Information supplied
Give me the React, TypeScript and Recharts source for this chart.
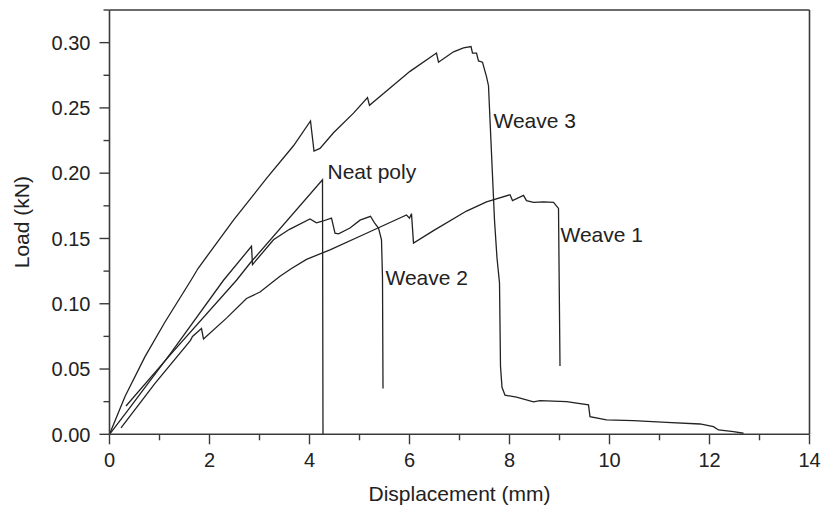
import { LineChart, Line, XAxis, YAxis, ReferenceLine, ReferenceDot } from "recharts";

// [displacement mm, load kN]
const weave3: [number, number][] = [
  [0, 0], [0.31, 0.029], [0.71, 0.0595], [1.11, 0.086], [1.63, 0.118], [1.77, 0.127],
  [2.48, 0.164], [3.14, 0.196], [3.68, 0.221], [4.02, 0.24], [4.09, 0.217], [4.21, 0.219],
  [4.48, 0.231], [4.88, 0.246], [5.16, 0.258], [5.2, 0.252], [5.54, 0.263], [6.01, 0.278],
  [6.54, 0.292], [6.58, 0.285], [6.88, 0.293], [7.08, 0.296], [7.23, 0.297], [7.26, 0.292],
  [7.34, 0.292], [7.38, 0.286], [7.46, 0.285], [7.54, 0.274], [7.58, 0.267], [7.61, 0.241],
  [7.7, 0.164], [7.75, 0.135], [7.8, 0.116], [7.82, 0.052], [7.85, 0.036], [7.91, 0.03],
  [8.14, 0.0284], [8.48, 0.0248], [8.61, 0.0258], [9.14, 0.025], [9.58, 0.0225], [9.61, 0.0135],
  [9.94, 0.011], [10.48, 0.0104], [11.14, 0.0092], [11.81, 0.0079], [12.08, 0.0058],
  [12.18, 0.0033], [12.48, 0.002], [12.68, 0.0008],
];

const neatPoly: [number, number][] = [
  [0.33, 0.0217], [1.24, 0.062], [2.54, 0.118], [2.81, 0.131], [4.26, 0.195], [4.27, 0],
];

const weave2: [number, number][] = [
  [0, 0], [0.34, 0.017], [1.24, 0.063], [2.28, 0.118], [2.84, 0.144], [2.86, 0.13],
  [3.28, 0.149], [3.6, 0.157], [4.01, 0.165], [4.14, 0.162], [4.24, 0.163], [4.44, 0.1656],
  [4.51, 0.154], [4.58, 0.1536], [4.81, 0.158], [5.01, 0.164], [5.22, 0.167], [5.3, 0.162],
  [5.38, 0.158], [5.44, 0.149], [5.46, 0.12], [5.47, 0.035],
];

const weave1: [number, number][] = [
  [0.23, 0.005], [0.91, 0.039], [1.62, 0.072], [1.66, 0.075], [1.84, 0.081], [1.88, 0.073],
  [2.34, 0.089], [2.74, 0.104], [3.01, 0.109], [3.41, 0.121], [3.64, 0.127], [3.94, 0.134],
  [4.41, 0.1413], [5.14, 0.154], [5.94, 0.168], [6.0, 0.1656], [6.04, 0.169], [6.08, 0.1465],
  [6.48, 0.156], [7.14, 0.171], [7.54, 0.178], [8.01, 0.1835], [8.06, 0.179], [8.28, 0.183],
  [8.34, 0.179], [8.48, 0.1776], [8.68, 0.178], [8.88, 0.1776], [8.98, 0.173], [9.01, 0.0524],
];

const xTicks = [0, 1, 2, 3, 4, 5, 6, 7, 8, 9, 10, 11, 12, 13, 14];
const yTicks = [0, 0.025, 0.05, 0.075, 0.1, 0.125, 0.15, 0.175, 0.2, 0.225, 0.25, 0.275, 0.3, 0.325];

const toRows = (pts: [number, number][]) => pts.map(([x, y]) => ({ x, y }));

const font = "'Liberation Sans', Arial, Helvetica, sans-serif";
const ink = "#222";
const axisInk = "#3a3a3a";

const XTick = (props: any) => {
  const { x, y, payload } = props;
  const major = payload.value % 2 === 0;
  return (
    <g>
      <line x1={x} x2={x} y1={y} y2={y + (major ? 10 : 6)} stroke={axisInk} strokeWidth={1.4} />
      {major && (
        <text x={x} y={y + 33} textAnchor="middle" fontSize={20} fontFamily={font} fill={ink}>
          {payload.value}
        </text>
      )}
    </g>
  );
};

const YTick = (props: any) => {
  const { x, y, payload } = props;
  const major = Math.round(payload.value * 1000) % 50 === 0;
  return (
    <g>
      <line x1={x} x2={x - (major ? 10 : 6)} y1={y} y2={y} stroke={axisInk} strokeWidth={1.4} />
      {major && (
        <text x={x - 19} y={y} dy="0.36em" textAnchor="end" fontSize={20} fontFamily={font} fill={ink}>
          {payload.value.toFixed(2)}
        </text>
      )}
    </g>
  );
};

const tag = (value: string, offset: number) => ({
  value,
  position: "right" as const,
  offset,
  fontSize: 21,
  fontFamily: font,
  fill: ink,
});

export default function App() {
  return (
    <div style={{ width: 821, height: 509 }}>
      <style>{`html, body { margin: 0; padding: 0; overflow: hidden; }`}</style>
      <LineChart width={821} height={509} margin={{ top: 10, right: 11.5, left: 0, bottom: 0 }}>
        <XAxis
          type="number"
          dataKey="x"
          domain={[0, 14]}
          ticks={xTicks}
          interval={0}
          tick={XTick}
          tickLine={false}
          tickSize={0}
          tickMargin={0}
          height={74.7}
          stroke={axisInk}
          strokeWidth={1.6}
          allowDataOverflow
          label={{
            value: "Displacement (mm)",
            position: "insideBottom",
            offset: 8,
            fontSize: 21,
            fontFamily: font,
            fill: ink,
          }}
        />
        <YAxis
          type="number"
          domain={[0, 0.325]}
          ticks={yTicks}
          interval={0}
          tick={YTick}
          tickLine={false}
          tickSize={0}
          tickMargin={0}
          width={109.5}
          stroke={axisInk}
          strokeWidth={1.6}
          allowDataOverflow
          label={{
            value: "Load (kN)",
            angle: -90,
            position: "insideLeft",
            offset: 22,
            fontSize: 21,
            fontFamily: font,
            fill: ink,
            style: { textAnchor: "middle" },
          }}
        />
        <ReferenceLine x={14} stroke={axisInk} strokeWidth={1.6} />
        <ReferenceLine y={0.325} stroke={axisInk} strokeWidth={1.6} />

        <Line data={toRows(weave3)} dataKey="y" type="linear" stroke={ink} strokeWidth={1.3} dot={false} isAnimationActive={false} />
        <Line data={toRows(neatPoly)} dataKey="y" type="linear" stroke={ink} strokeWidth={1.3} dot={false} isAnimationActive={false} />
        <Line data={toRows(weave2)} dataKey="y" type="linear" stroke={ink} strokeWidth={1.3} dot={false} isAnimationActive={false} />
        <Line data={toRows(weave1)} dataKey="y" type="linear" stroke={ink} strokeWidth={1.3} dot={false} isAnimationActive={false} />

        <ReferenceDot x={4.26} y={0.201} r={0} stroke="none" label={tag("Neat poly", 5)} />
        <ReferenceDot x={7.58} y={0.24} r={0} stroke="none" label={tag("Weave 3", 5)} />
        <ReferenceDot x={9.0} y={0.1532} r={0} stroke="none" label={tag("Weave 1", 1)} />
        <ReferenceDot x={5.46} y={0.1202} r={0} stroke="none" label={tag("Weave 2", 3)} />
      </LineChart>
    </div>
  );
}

Exercise
The data should be printed again unchanged; leave its pictures out.

Problem solution
Give me the React, TypeScript and Recharts source for this chart.
import { LineChart, Line, XAxis, YAxis, ReferenceLine, ReferenceDot } from "recharts";

// [displacement mm, load kN]
const weave3: [number, number][] = [
  [0, 0], [0.31, 0.029], [0.71, 0.0595], [1.11, 0.086], [1.63, 0.118], [1.77, 0.127],
  [2.48, 0.164], [3.14, 0.196], [3.68, 0.221], [4.02, 0.24], [4.09, 0.217], [4.21, 0.219],
  [4.48, 0.231], [4.88, 0.246], [5.16, 0.258], [5.2, 0.252], [5.54, 0.263], [6.01, 0.278],
  [6.54, 0.292], [6.58, 0.285], [6.88, 0.293], [7.08, 0.296], [7.23, 0.297], [7.26, 0.292],
  [7.34, 0.292], [7.38, 0.286], [7.46, 0.285], [7.54, 0.274], [7.58, 0.267], [7.61, 0.241],
  [7.7, 0.164], [7.75, 0.135], [7.8, 0.116], [7.82, 0.052], [7.85, 0.036], [7.91, 0.03],
  [8.14, 0.0284], [8.48, 0.0248], [8.61, 0.0258], [9.14, 0.025], [9.58, 0.0225], [9.61, 0.0135],
  [9.94, 0.011], [10.48, 0.0104], [11.14, 0.0092], [11.81, 0.0079], [12.08, 0.0058],
  [12.18, 0.0033], [12.48, 0.002], [12.68, 0.0008],
];

const neatPoly: [number, number][] = [
  [0.33, 0.0217], [1.24, 0.062], [2.54, 0.118], [2.81, 0.131], [4.26, 0.195], [4.27, 0],
];

const weave2: [number, number][] = [
  [0, 0], [0.34, 0.017], [1.24, 0.063], [2.28, 0.118], [2.84, 0.144], [2.86, 0.13],
  [3.28, 0.149], [3.6, 0.157], [4.01, 0.165], [4.14, 0.162], [4.24, 0.163], [4.44, 0.1656],
  [4.51, 0.154], [4.58, 0.1536], [4.81, 0.158], [5.01, 0.164], [5.22, 0.167], [5.3, 0.162],
  [5.38, 0.158], [5.44, 0.149], [5.46, 0.12], [5.47, 0.035],
];

const weave1: [number, number][] = [
  [0.23, 0.005], [0.91, 0.039], [1.62, 0.072], [1.66, 0.075], [1.84, 0.081], [1.88, 0.073],
  [2.34, 0.089], [2.74, 0.104], [3.01, 0.109], [3.41, 0.121], [3.64, 0.127], [3.94, 0.134],
  [4.41, 0.1413], [5.14, 0.154], [5.94, 0.168], [6.0, 0.1656], [6.04, 0.169], [6.08, 0.1465],
  [6.48, 0.156], [7.14, 0.171], [7.54, 0.178], [8.01, 0.1835], [8.06, 0.179], [8.28, 0.183],
  [8.34, 0.179], [8.48, 0.1776], [8.68, 0.178], [8.88, 0.1776], [8.98, 0.173], [9.01, 0.0524],
];

const xTicks = [0, 1, 2, 3, 4, 5, 6, 7, 8, 9, 10, 11, 12, 13, 14];
const yTicks = [0, 0.025, 0.05, 0.075, 0.1, 0.125, 0.15, 0.175, 0.2, 0.225, 0.25, 0.275, 0.3, 0.325];

const toRows = (pts: [number, number][]) => pts.map(([x, y]) => ({ x, y }));

const font = "'Liberation Sans', Arial, Helvetica, sans-serif";
const ink = "#222";
const axisInk = "#3a3a3a";

const XTick = (props: any) => {
  const { x, y, payload } = props;
  const major = payload.value % 2 === 0;
  return (
    <g>
      <line x1={x} x2={x} y1={y} y2={y + (major ? 10 : 6)} stroke={axisInk} strokeWidth={1.4} />
      {major && (
        <text x={x} y={y + 33} textAnchor="middle" fontSize={20} fontFamily={font} fill={ink}>
          {payload.value}
        </text>
      )}
    </g>
  );
};

const YTick = (props: any) => {
  const { x, y, payload } = props;
  const major = Math.round(payload.value * 1000) % 50 === 0;
  return (
    <g>
      <line x1={x} x2={x - (major ? 10 : 6)} y1={y} y2={y} stroke={axisInk} strokeWidth={1.4} />
      {major && (
        <text x={x - 19} y={y} dy="0.36em" textAnchor="end" fontSize={20} fontFamily={font} fill={ink}>
          {payload.value.toFixed(2)}
        </text>
      )}
    </g>
  );
};

const tag = (value: string, offset: number) => ({
  value,
  position: "right" as const,
  offset,
  fontSize: 21,
  fontFamily: font,
  fill: ink,
});

export default function App() {
  return (
    <div style={{ width: 821, height: 509 }}>
      <style>{`html, body { margin: 0; padding: 0; overflow: hidden; }`}</style>
      <LineChart width={821} height={509} margin={{ top: 10, right: 11.5, left: 0, bottom: 0 }}>
        <XAxis
          type="number"
          dataKey="x"
          domain={[0, 14]}
          ticks={xTicks}
          interval={0}
          tick={XTick}
          tickLine={false}
          tickSize={0}
          tickMargin={0}
          height={74.7}
          stroke={axisInk}
          strokeWidth={1.6}
          allowDataOverflow
          label={{
            value: "Displacement (mm)",
            position: "insideBottom",
            offset: 8,
            fontSize: 21,
            fontFamily: font,
            fill: ink,
          }}
        />
        <YAxis
          type="number"
          domain={[0, 0.325]}
          ticks={yTicks}
          interval={0}
          tick={YTick}
          tickLine={false}
          tickSize={0}
          tickMargin={0}
          width={109.5}
          stroke={axisInk}
          strokeWidth={1.6}
          allowDataOverflow
          label={{
            value: "Load (kN)",
            angle: -90,
            position: "insideLeft",
            offset: 22,
            fontSize: 21,
            fontFamily: font,
            fill: ink,
            style: { textAnchor: "middle" },
          }}
        />
        <ReferenceLine x={14} stroke={axisInk} strokeWidth={1.6} />
        <ReferenceLine y={0.325} stroke={axisInk} strokeWidth={1.6} />

        <Line data={toRows(weave3)} dataKey="y" type="linear" stroke={ink} strokeWidth={1.3} dot={false} isAnimationActive={false} />
        <Line data={toRows(neatPoly)} dataKey="y" type="linear" stroke={ink} strokeWidth={1.3} dot={false} isAnimationActive={false} />
        <Line data={toRows(weave2)} dataKey="y" type="linear" stroke={ink} strokeWidth={1.3} dot={false} isAnimationActive={false} />
        <Line data={toRows(weave1)} dataKey="y" type="linear" stroke={ink} strokeWidth={1.3} dot={false} isAnimationActive={false} />

        <ReferenceDot x={4.26} y={0.201} r={0} stroke="none" label={tag("Neat poly", 5)} />
        <ReferenceDot x={7.58} y={0.24} r={0} stroke="none" label={tag("Weave 3", 5)} />
        <ReferenceDot x={9.0} y={0.1532} r={0} stroke="none" label={tag("Weave 1", 1)} />
        <ReferenceDot x={5.46} y={0.1202} r={0} stroke="none" label={tag("Weave 2", 3)} />
      </LineChart>
    </div>
  );
}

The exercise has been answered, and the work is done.